Ces hâtives et imparfaites descriptions, puissent-elles vous induire au travail, au seul travail nécessaire ! je n'oserais pas enlever sa fleur à votre zèle en vous affirmant que les joies et les gloires qui nous attendent dépassent infiniment les peines les plus dures que nous aurons affrontées ici-bas. Je préfère vous rappeler que Jésus vous aime, que chacun de vous en particulier est aimé, soigné, surveillé, dirigé par Jésus; que chacun de vous reçoit l'amour entier de Jésus comme si chacun de vous était seul au monde, parce que Jésus aime infiniment; que chacune de vos fatigues, si vous la supportez allégrement, est recueillie par les anges qui en forgent un fleuron nouveau à votre couronne future; que chacune de vos larmes versée pour une juste cause, des anges encore en font le germe d'une étoile à venir; que chacune des gouttes de votre sang répandue pour le Ciel, le Ciel en tire le salut d'une âme retardataire.
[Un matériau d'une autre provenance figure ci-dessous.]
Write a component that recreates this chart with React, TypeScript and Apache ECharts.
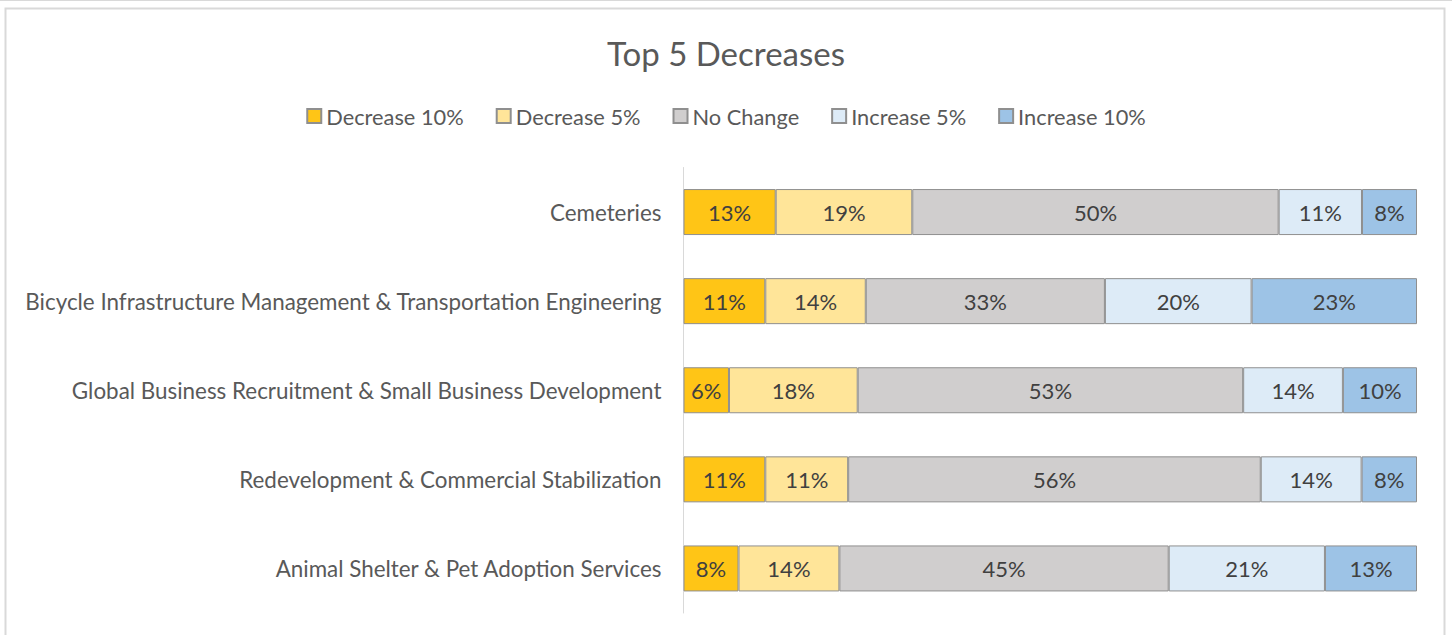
import React, { useEffect, useRef } from "react";
import * as echarts from "echarts";

const categories = [
  "Cemeteries",
  "Bicycle Infrastructure Management & Transportation Engineering",
  "Global Business Recruitment & Small Business Development",
  "Redevelopment & Commercial Stabilization",
  "Animal Shelter & Pet Adoption Services",
];

const seriesNames = ["Decrease 10%", "Decrease 5%", "No Change", "Increase 5%", "Increase 10%"];

const decrease10 = [12.57, 11.15, 6.2, 11.15, 7.5];
const decrease5 = [18.62, 13.7, 17.55, 11.3, 13.75];
const noChange = [49.95, 32.6, 52.55, 56.25, 44.9];
const increase5 = [11.36, 20.0, 13.6, 13.75, 21.3];
const increase10 = [7.5, 22.55, 10.1, 7.55, 12.55];

const colors = ["#FFC516", "#FFE599", "#D0CECE", "#DDEBF7", "#9DC3E6"];

const FONT = "Lato";

export default function App() {
  const ref = useRef<HTMLDivElement>(null);
  useEffect(() => {
    if (!ref.current) return;
    const chart = echarts.init(ref.current, undefined, { renderer: "svg" });
    const data = [decrease10, decrease5, noChange, increase5, increase10];
    chart.setOption({
      animation: false,
      backgroundColor: "#ffffff",
      textStyle: { fontFamily: FONT },
      title: {
        text: "Top 5 Decreases",
        left: "center",
        top: 31,
        textStyle: { fontFamily: FONT, fontSize: 33, fontWeight: "normal", color: "#595959" },
      },
      legend: {
        data: seriesNames,
        top: 100,
        left: "center",
        itemWidth: 14,
        itemHeight: 14,
        itemGap: 32,
        icon: "rect",
        textStyle: { fontFamily: FONT, fontSize: 21.8, color: "#595959" },
      },
      grid: { left: 683.5, right: 35, top: 167.5, bottom: 22, containLabel: false },
      xAxis: {
        type: "value",
        min: 0,
        max: 100,
        show: false,
      },
      yAxis: {
        type: "category",
        data: categories,
        inverse: true,
        axisLine: { show: true, lineStyle: { color: "#d9d9d9", width: 1 } },
        axisTick: { show: false },
        axisLabel: { fontFamily: FONT, fontSize: 22.4, color: "#595959", margin: 22 },
      },
      graphic: [
        { type: "line", shape: { x1: 0, y1: 0.5, x2: 1452, y2: 0.5 }, style: { stroke: "#d9d9d9", lineWidth: 1 } },
        {
          type: "rect",
          shape: { x: 5.5, y: 8.5, width: 1439, height: 640 },
          style: { fill: "none", stroke: "#d9d9d9", lineWidth: 2 },
        },
      ],
      series: seriesNames.map((name, i) => ({
        name,
        type: "bar",
        stack: "total",
        barWidth: 46,
        data: data[i],
        itemStyle: { color: colors[i], borderColor: "#8f8f8f", borderWidth: 1 },
        label: {
          show: true,
          position: "inside",
          fontFamily: FONT,
          fontSize: 22,
          color: "#404040",
          formatter: (p: any) => Math.round(p.value) + "%",
        },
      })),
    });
    return () => chart.dispose();
  }, []);
  return <div ref={ref} style={{ position: "absolute", left: 0, top: 0, width: 1452, height: 635 }} />;
}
Oui, vous tous qui souffrez, qui supportez sans plainte la lourdeur de la vie, vous que le souci du pain quotidien ronge ou qui, au sein du confort, savourez l'amertume des trahisons; vous surtout qui, par intervalles, oubliez votre peine pour vous pencher sur une peine fraternelle, pensez quelquefois au Jésus inconnu, à Ses labeurs ignorés; dites-vous sans cesse, toujours, qu'Il vous aime, qu'Il souffre avec vous et que, par votre forte patience, vous devenez devant Son Père, devant notre Père, et Sa gloire et Sa joie.